Le texte que nous examinons contient de très bonnes mesures. Il est ainsi demandé à la Commission européenne de supprimer les tolérances à l’importation pour les denrées traitées par une substance active interdite dans l’Union européenne. Il est recommandé, par ailleurs, à la Commission « d’établir une liste noire pour interdire les importations de produits de la pêche et de légumes-racines depuis les pays qui ont traité massivement par le passé leur production avec des substances polluantes rémanentes dans le sol et l’eau » ; ce dernier point laisse songeur lorsque l’on connaît l’ampleur de la pollution au chlordécone aux Antilles.

On ne peut décemment interdire les importations sous prétexte de pollution diffuse et permettre à nos exploitations durablement polluées d’être certifiées bio !

La proposition de résolution évoque également les homologations de produits phytosanitaires. Il y a là, madame la ministre, un enjeu important.

La loi d’avenir pour l’agriculture, l’alimentation et la forêt avait enregistré dans son article 50 un principe d’homologation simplifié pour les produits dits « de biocontrôle ».

À ce jour, la situation est au point mort. J’ai rencontré personnellement trois responsables de PME industrielles du secteur dont l’activité et les perspectives de croissance et d’emploi, sans compter la dynamique à l’international, sont bloquées, car le décret en Conseil d’État qui devait intervenir n’est toujours pas paru – ou, plus exactement, les décrets parus se révèlent inopérants.

L’Agence nationale de sécurité sanitaire de l’alimentation, de l’environnement et du travail, l’ANSES, ne connaît pas de procédure simplifiée, c’est regrettable.

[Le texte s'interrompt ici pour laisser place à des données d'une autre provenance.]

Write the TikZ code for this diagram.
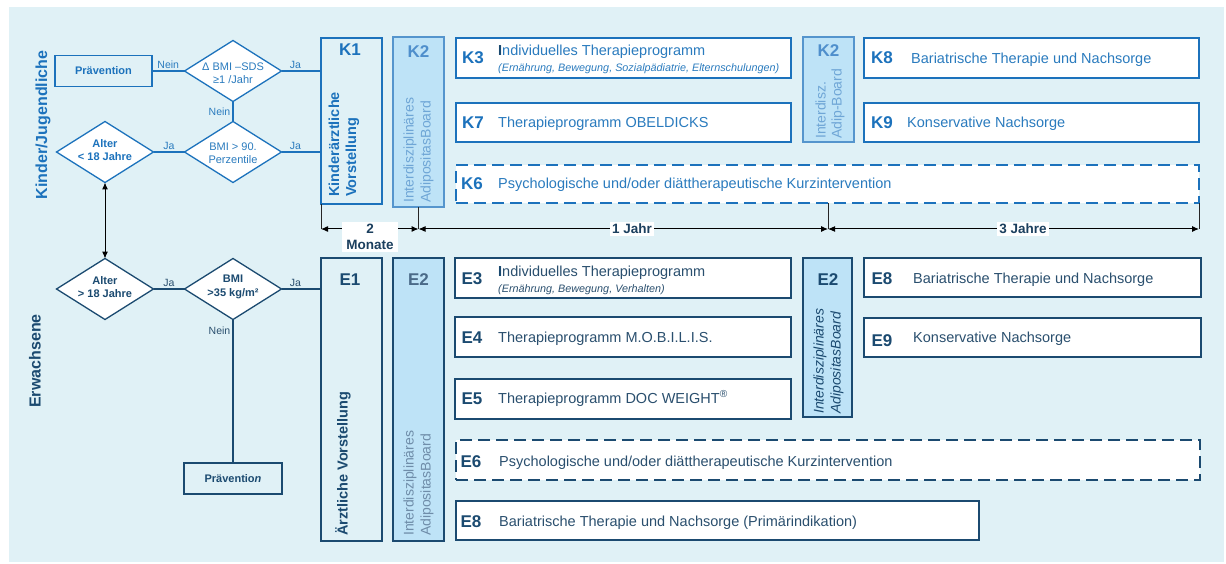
\documentclass[tikz,border=0pt]{standalone}
\usepackage{fontspec}
\setmainfont{Liberation Sans}
\usetikzlibrary{shapes.geometric,arrows.meta}
\definecolor{bg}{HTML}{E0F1F6}
\definecolor{kblue}{HTML}{1C72BC}
\definecolor{ktext}{HTML}{2A7BBE}
\definecolor{navy}{HTML}{1B4A70}
\definecolor{etext}{HTML}{2A4F6E}
\definecolor{lfill}{HTML}{BEE3F7}
\definecolor{kfade}{HTML}{6FA6D6}
\definecolor{kmid}{HTML}{4F8FCC}
\definecolor{efade}{HTML}{6F8DA9}
\definecolor{emid}{HTML}{4A6A88}
\definecolor{tldark}{HTML}{1B3F5E}
\newcommand\fs[2]{\fontsize{#1}{#2}\selectfont}
\tikzset{
  box/.style={line width=2.9pt, outer sep=0pt, inner sep=0pt, anchor=north west},
  kbox/.style={box, draw=kblue, fill=white},
  ebox/.style={box, draw=navy, fill=white},
  kopen/.style={box, draw=kblue},
  eopen/.style={box, draw=navy},
  kboard/.style={box, draw=kblue!75, fill=lfill, line width=2.5pt},
  eboard/.style={box, draw=navy, fill=lfill, line width=2.5pt},
  kdashed/.style={kbox, dash pattern=on 12pt off 6pt},
  edashed/.style={ebox, dash pattern=on 12pt off 6pt},
  pbox/.style={box, line width=1.4pt},
  dia/.style={diamond, fill=white, line width=1.3pt, minimum width=97pt,
    minimum height=61pt, inner sep=0pt, outer sep=0pt},
  dtext/.style={align=center, inner sep=0pt, font=\fs{11}{13.5}},
  klab/.style={anchor=base, inner sep=0pt, font=\fs{17}{20}\bfseries, text=kblue},
  elab/.style={anchor=base, inner sep=0pt, font=\fs{17}{20}\bfseries, text=navy},
  ktxt/.style={anchor=base west, inner sep=0pt, font=\fs{14.5}{17}, text=ktext},
  etxt/.style={anchor=base west, inner sep=0pt, font=\fs{14.5}{17}, text=etext},
  ksub/.style={anchor=base west, inner sep=0pt, font=\fs{10.8}{12}\itshape, text=ktext},
  esub/.style={anchor=base west, inner sep=0pt, font=\fs{10.8}{12}\itshape, text=etext},
  rot/.style={rotate=90, anchor=west, align=left, inner sep=0pt},
  kline/.style={draw=kblue, line width=1.4pt},
  eline/.style={draw=navy, line width=1.4pt},
  klbl/.style={font=\fs{10.5}{12}, text=ktext, inner sep=2pt},
  elbl/.style={font=\fs{10.5}{12}, text=etext, inner sep=2pt},
  tick/.style={draw=black!85, line width=1pt},
  span/.style={draw=black, line width=1pt, {Latex[length=7pt,width=6pt]}-{Latex[length=7pt,width=6pt]}},
  tl/.style={fill=white, font=\fs{13.5}{16}\bfseries, text=tldark, align=center, inner sep=2pt}
}
\begin{document}
\begin{tikzpicture}[x=1pt,y=-1pt]
\useasboundingbox (0,0) rectangle (1226,564);
\fill[bg] (9,7) rectangle (1224,562);

% section titles
\node[rotate=90, font=\fs{16}{19}\bfseries, text=kblue, inner sep=0pt] (tkinder) at (43,125) {Kinder/Jugendliche};
\node[rotate=90, font=\fs{16}{19}\bfseries, text=navy, inner sep=0pt] (terw) at (35,361) {Erwachsene};

% ---------- Kinder decision part ----------
\node[pbox, draw=kblue, minimum width=97pt, minimum height=31pt] (p1) at (55,55.5) {};
\node[font=\fs{11}{13}\bfseries, text=kblue] (p1t) at (p1.center) {Prävention};
\node[dia, draw=kblue] (d1) at (233,71) {};
\node[dtext, text=ktext] (d1t) at (233,73) {Δ BMI –SDS\\≥1 /Jahr};
\node[dia, draw=kblue] (d2) at (233,152) {};
\node[dtext, text=ktext] (d2t) at (233,153) {BMI > 90.\\Perzentile};
\node[dia, draw=kblue] (a1) at (105,152) {};
\node[dtext, text=kblue, font=\fs{11}{13.5}\bfseries] (a1t) at (105,150) {Alter\\< 18 Jahre};

% ---------- Erwachsene decision part ----------
\node[dia, draw=navy] (a2) at (105,289) {};
\node[dtext, text=navy, font=\fs{11}{13.5}\bfseries] (a2t) at (105,287) {Alter\\> 18 Jahre};
\node[dia, draw=navy] (d3) at (233,289) {};
\node[dtext, text=navy, font=\fs{11}{13.5}\bfseries] (d3t) at (233,287) {BMI\\>35 kg/m²};
\node[pbox, draw=navy, minimum width=98pt, minimum height=31pt] (p2) at (184,463) {};
\node[font=\fs{11}{13}\bfseries, text=navy] (p2t) at (p2.center) {Präventio\textit{n}};

% ---------- Kinder boxes ----------
\node[kopen, minimum width=61pt, minimum height=166pt] (k1) at (321,38) {};
\node[klab] (k1l) at (350,56) {K1};
\node[rot, font=\fs{14.5}{17}\bfseries, text=kblue] (k1t) at (344,197) {Kinderärztliche\\Vorstellung};

\node[kboard, minimum width=51pt, minimum height=170pt] (k2) at (393,37) {};
\node[klab, text=kmid] (k2l) at (418.5,58) {K2};
\node[rot, font=\fs{14}{17}, text=kfade] (k2t) at (418.5,203) {Interdisziplinäres\\AdipositasBoard};

\node[kbox, minimum width=335pt, minimum height=40pt] (k3) at (456,38) {};
\node[klab] (k3l) at (473,64) {K3};
\node[ktxt] (k3t) at (498,56) {{\bfseries\color{navy}I}ndividuelles Therapieprogramm};
\node[ksub] (k3s) at (498,72) {(Ernährung, Bewegung, Sozialpädiatrie, Elternschulungen)};

\node[kbox, minimum width=335pt, minimum height=39pt] (k7) at (456,103) {};
\node[klab] (k7l) at (473,129) {K7};
\node[ktxt] (k7t) at (498,128) {Therapieprogramm OBELDICKS};

\node[kboard, minimum width=51pt, minimum height=105pt] (k2b) at (803,37) {};
\node[klab, text=kmid] (k2bl) at (828.5,57) {K2};
\node[rot, font=\fs{14}{16}, text=kfade] (k2bt) at (830,139) {Interdisz.\\Adip-Board};

\node[kbox, minimum width=335pt, minimum height=40pt] (k8) at (864,38) {};
\node[klab] (k8l) at (882,64) {K8};
\node[ktxt] (k8t) at (911,64) {Bariatrische Therapie und Nachsorge};

\node[kbox, minimum width=335pt, minimum height=39pt] (k9) at (864,103) {};
\node[klab] (k9l) at (882,129) {K9};
\node[ktxt] (k9t) at (907,128) {Konservative Nachsorge};

\node[kdashed, minimum width=743pt, minimum height=38pt] (k6) at (456,165) {};
\node[klab] (k6l) at (472,190) {K6};
\node[ktxt] (k6t) at (498,189) {Psychologische und/oder diättherapeutische Kurzintervention};

% ---------- Erwachsene boxes ----------
\node[eopen, minimum width=61pt, minimum height=283pt] (e1) at (321,258) {};
\node[elab] (e1l) at (350,285) {E1};
\node[rot, font=\fs{14.5}{17}\bfseries, text=navy] (e1t) at (343,536) {Ärztliche Vorstellung};

\node[eboard, minimum width=51pt, minimum height=283pt] (e2) at (393,258) {};
\node[elab, text=emid] (e2l) at (418.5,285) {E2};
\node[rot, font=\fs{14}{17}, text=efade] (e2t) at (418.5,536) {Interdisziplinäres\\AdipositasBoard};

\node[ebox, minimum width=336pt, minimum height=40pt] (e3) at (455,258) {};
\node[elab] (e3l) at (472,284) {E3};
\node[etxt] (e3t) at (498,276) {{\bfseries\color{navy}I}ndividuelles Therapieprogramm};
\node[esub] (e3s) at (498,292) {(Ernährung, Bewegung, Verhalten)};

\node[ebox, minimum width=336pt, minimum height=40pt] (e4) at (455,317) {};
\node[elab] (e4l) at (472,343) {E4};
\node[etxt] (e4t) at (498,342) {Therapieprogramm M.O.B.I.L.I.S.};

\node[ebox, minimum width=336pt, minimum height=40pt] (e5) at (455,379) {};
\node[elab] (e5l) at (472,404) {E5};
\node[etxt] (e5t) at (498,403) {Therapieprogramm DOC WEIGHT\textsuperscript{®}};

\node[eboard, minimum width=49pt, minimum height=159pt] (e2b) at (803,258) {};
\node[elab] (e2bl) at (828,285) {E2};
\node[rot, font=\fs{14}{17}\itshape, text=navy] (e2bt) at (828.5,414) {Interdisziplinäres\\AdipositasBoard};

\node[ebox, minimum width=337pt, minimum height=39pt] (e8) at (864,258) {};
\node[elab] (e8l) at (882,284) {E8};
\node[etxt] (e8t) at (913,283) {Bariatrische Therapie und Nachsorge};

\node[ebox, minimum width=337pt, minimum height=39pt] (e9) at (864,318) {};
\node[elab] (e9l) at (882,346) {E9};
\node[etxt] (e9t) at (913,342) {Konservative Nachsorge};

\node[edashed, minimum width=744pt, minimum height=40pt] (e6) at (456,440) {};
\node[elab] (e6l) at (471,467) {E6};
\node[etxt] (e6t) at (499,466) {Psychologische und/oder diättherapeutische Kurzintervention};

\node[ebox, minimum width=523pt, minimum height=39pt] (e8b) at (456,501) {};
\node[elab] (e8bl) at (471,527) {E8};
\node[etxt] (e8bt) at (499,526) {Bariatrische Therapie und Nachsorge (Primärindikation)};

% ---------- connectors ----------
\draw[kline] (p1.east) -- node[klbl, above] (n1) {Nein} (d1.west);
\draw[kline] (d1.east) -- node[klbl, above, pos=0.35] (j1) {Ja} (d1.east -| k1.west);
\draw[kline] (d1.south) -- node[klbl, left] (n2) {Nein} (d2.north);
\draw[kline] (a1.east) -- node[klbl, above] (j2) {Ja} (d2.west);
\draw[kline] (d2.east) -- node[klbl, above, pos=0.35] (j3) {Ja} (d2.east -| k1.west);
\draw[span] (a1.south) -- (a2.north);
\draw[eline] (a2.east) -- node[elbl, above] (j4) {Ja} (d3.west);
\draw[eline] (d3.east) -- node[elbl, above, pos=0.35] (j5) {Ja} (d3.east -| e1.west);
\draw[eline] (d3.south) -- node[elbl, left, pos=0.08] (n3) {Nein} (p2.north);

% ---------- timeline ----------
\coordinate (t0) at (321,229);
\coordinate (t1) at (418.5,229);
\coordinate (t2) at (828,229);
\coordinate (t3) at (1199,229);
\draw[tick] (k1.south west) -- (t0);
\draw[tick] (k2.south) -- (t1);
\draw[tick] (t2 |- k6.south) -- (t2);
\draw[tick] (k6.south east) -- (t3);
\draw[span] (t0) -- (t1);
\draw[span] (t1) -- (t2);
\draw[span] (t2) -- (t3);
\node[tl, minimum width=56pt] (tl1) at (370,237) {2\\Monate};
\node[tl] (tl2) at (632,229) {1 Jahr};
\node[tl] (tl3) at (1023,229) {3 Jahre};
\end{tikzpicture}
\end{document}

Elle ne s’avoue pas davantage en mesure d’élargir la liste des préparations naturelles peu préoccupantes, les PNPP. À peine une centaine d’entre elles a été autorisée par décret sur une liste de près de 700 substances naturelles que nous avons soumise à l’Agence. Or leur usage permettrait de réduire drastiquement les problématiques rencontrées, y compris dans nos régions ultrapériphériques, sans avoir recours à des produits phytopharmaceutiques dont la dangerosité pour les populations et l’environnement est avérée.

Mes chers collègues, ne faisons pas l’erreur de croire que c’est en abaissant les exigences de qualité du label bio ou en autorisant des produits chimiques interdits par ailleurs que nous allons aider l’agriculture de nos régions tropicales. Nous le ferons, au contraire, en libérant les solutions innovantes et propres qui sont déjà à notre portée et qui n’attendent que leur autorisation par l’ANSES. Là encore, madame la ministre, des travaux de recherche spécifiques aux territoires d’outre-mer doivent être menés. Il convient également d’accompagner tous les agriculteurs qui le souhaitent vers une véritable transition agricole. Ne nous trompons pas de combat !

Pour marquer l’ensemble de ces réserves, le groupe écologiste a le grand regret de s’abstenir sur ce texte.